__Directions for this task__
Copy everything in the listing below word for word, apart from any images.

>>

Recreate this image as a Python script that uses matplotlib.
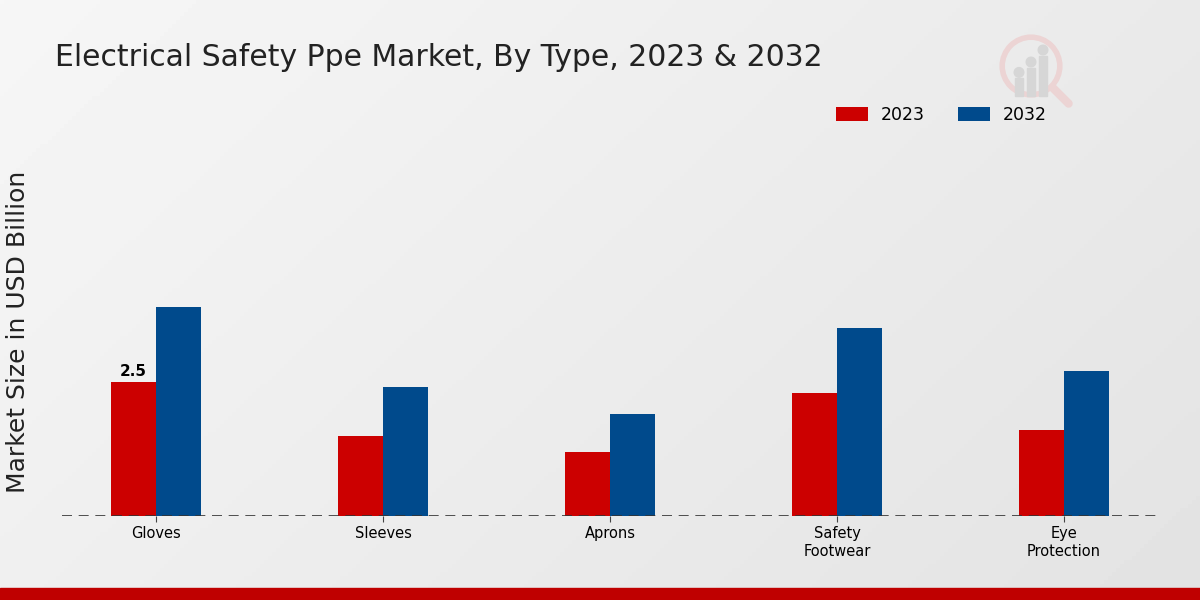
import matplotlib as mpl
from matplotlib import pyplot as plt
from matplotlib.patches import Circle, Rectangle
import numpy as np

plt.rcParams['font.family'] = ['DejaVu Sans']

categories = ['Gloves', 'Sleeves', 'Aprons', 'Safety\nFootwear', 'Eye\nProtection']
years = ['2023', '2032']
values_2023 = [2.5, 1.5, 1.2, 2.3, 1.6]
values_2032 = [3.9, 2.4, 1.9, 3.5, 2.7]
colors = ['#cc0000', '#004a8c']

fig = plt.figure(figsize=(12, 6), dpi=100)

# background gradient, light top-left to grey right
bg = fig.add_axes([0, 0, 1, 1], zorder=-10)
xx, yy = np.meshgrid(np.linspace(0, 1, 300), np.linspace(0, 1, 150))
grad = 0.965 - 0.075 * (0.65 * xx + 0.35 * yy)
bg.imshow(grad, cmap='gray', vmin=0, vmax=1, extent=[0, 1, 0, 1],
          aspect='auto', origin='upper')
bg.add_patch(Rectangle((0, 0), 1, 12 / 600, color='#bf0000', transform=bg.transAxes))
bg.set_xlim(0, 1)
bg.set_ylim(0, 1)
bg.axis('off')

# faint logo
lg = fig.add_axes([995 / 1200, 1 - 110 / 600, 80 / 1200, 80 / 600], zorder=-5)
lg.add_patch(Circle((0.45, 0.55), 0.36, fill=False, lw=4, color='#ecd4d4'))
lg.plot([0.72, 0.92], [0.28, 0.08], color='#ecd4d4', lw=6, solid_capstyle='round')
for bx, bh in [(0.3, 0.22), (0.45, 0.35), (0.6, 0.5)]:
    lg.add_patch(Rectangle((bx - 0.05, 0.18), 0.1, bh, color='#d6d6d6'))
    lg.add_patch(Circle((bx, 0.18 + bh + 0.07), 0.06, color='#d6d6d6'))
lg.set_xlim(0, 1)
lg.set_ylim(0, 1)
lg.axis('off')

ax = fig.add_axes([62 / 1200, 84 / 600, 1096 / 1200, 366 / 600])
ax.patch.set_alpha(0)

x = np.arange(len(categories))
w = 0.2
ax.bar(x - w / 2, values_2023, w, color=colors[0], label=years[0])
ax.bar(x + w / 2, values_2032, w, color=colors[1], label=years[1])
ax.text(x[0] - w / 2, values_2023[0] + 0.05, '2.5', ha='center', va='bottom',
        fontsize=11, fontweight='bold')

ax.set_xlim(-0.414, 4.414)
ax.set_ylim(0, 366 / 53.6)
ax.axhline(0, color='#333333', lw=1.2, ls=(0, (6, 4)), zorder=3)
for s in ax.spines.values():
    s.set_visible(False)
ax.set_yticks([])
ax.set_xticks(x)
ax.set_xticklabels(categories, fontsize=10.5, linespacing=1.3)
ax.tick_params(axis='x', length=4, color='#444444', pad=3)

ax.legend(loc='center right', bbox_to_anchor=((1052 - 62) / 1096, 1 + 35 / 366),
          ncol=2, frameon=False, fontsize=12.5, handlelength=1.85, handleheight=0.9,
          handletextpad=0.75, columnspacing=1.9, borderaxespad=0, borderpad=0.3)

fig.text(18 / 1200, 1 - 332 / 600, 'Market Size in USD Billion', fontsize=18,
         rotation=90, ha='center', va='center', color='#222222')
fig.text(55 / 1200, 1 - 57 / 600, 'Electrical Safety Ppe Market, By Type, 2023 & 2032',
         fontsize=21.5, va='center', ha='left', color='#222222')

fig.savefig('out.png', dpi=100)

<<

__Response to this exercise__
Recreate this image as a Python script that uses matplotlib.
import matplotlib as mpl
from matplotlib import pyplot as plt
from matplotlib.patches import Circle, Rectangle
import numpy as np

plt.rcParams['font.family'] = ['DejaVu Sans']

categories = ['Gloves', 'Sleeves', 'Aprons', 'Safety\nFootwear', 'Eye\nProtection']
years = ['2023', '2032']
values_2023 = [2.5, 1.5, 1.2, 2.3, 1.6]
values_2032 = [3.9, 2.4, 1.9, 3.5, 2.7]
colors = ['#cc0000', '#004a8c']

fig = plt.figure(figsize=(12, 6), dpi=100)

# background gradient, light top-left to grey right
bg = fig.add_axes([0, 0, 1, 1], zorder=-10)
xx, yy = np.meshgrid(np.linspace(0, 1, 300), np.linspace(0, 1, 150))
grad = 0.965 - 0.075 * (0.65 * xx + 0.35 * yy)
bg.imshow(grad, cmap='gray', vmin=0, vmax=1, extent=[0, 1, 0, 1],
          aspect='auto', origin='upper')
bg.add_patch(Rectangle((0, 0), 1, 12 / 600, color='#bf0000', transform=bg.transAxes))
bg.set_xlim(0, 1)
bg.set_ylim(0, 1)
bg.axis('off')

# faint logo
lg = fig.add_axes([995 / 1200, 1 - 110 / 600, 80 / 1200, 80 / 600], zorder=-5)
lg.add_patch(Circle((0.45, 0.55), 0.36, fill=False, lw=4, color='#ecd4d4'))
lg.plot([0.72, 0.92], [0.28, 0.08], color='#ecd4d4', lw=6, solid_capstyle='round')
for bx, bh in [(0.3, 0.22), (0.45, 0.35), (0.6, 0.5)]:
    lg.add_patch(Rectangle((bx - 0.05, 0.18), 0.1, bh, color='#d6d6d6'))
    lg.add_patch(Circle((bx, 0.18 + bh + 0.07), 0.06, color='#d6d6d6'))
lg.set_xlim(0, 1)
lg.set_ylim(0, 1)
lg.axis('off')

ax = fig.add_axes([62 / 1200, 84 / 600, 1096 / 1200, 366 / 600])
ax.patch.set_alpha(0)

x = np.arange(len(categories))
w = 0.2
ax.bar(x - w / 2, values_2023, w, color=colors[0], label=years[0])
ax.bar(x + w / 2, values_2032, w, color=colors[1], label=years[1])
ax.text(x[0] - w / 2, values_2023[0] + 0.05, '2.5', ha='center', va='bottom',
        fontsize=11, fontweight='bold')

ax.set_xlim(-0.414, 4.414)
ax.set_ylim(0, 366 / 53.6)
ax.axhline(0, color='#333333', lw=1.2, ls=(0, (6, 4)), zorder=3)
for s in ax.spines.values():
    s.set_visible(False)
ax.set_yticks([])
ax.set_xticks(x)
ax.set_xticklabels(categories, fontsize=10.5, linespacing=1.3)
ax.tick_params(axis='x', length=4, color='#444444', pad=3)

ax.legend(loc='center right', bbox_to_anchor=((1052 - 62) / 1096, 1 + 35 / 366),
          ncol=2, frameon=False, fontsize=12.5, handlelength=1.85, handleheight=0.9,
          handletextpad=0.75, columnspacing=1.9, borderaxespad=0, borderpad=0.3)

fig.text(18 / 1200, 1 - 332 / 600, 'Market Size in USD Billion', fontsize=18,
         rotation=90, ha='center', va='center', color='#222222')
fig.text(55 / 1200, 1 - 57 / 600, 'Electrical Safety Ppe Market, By Type, 2023 & 2032',
         fontsize=21.5, va='center', ha='left', color='#222222')

fig.savefig('out.png', dpi=100)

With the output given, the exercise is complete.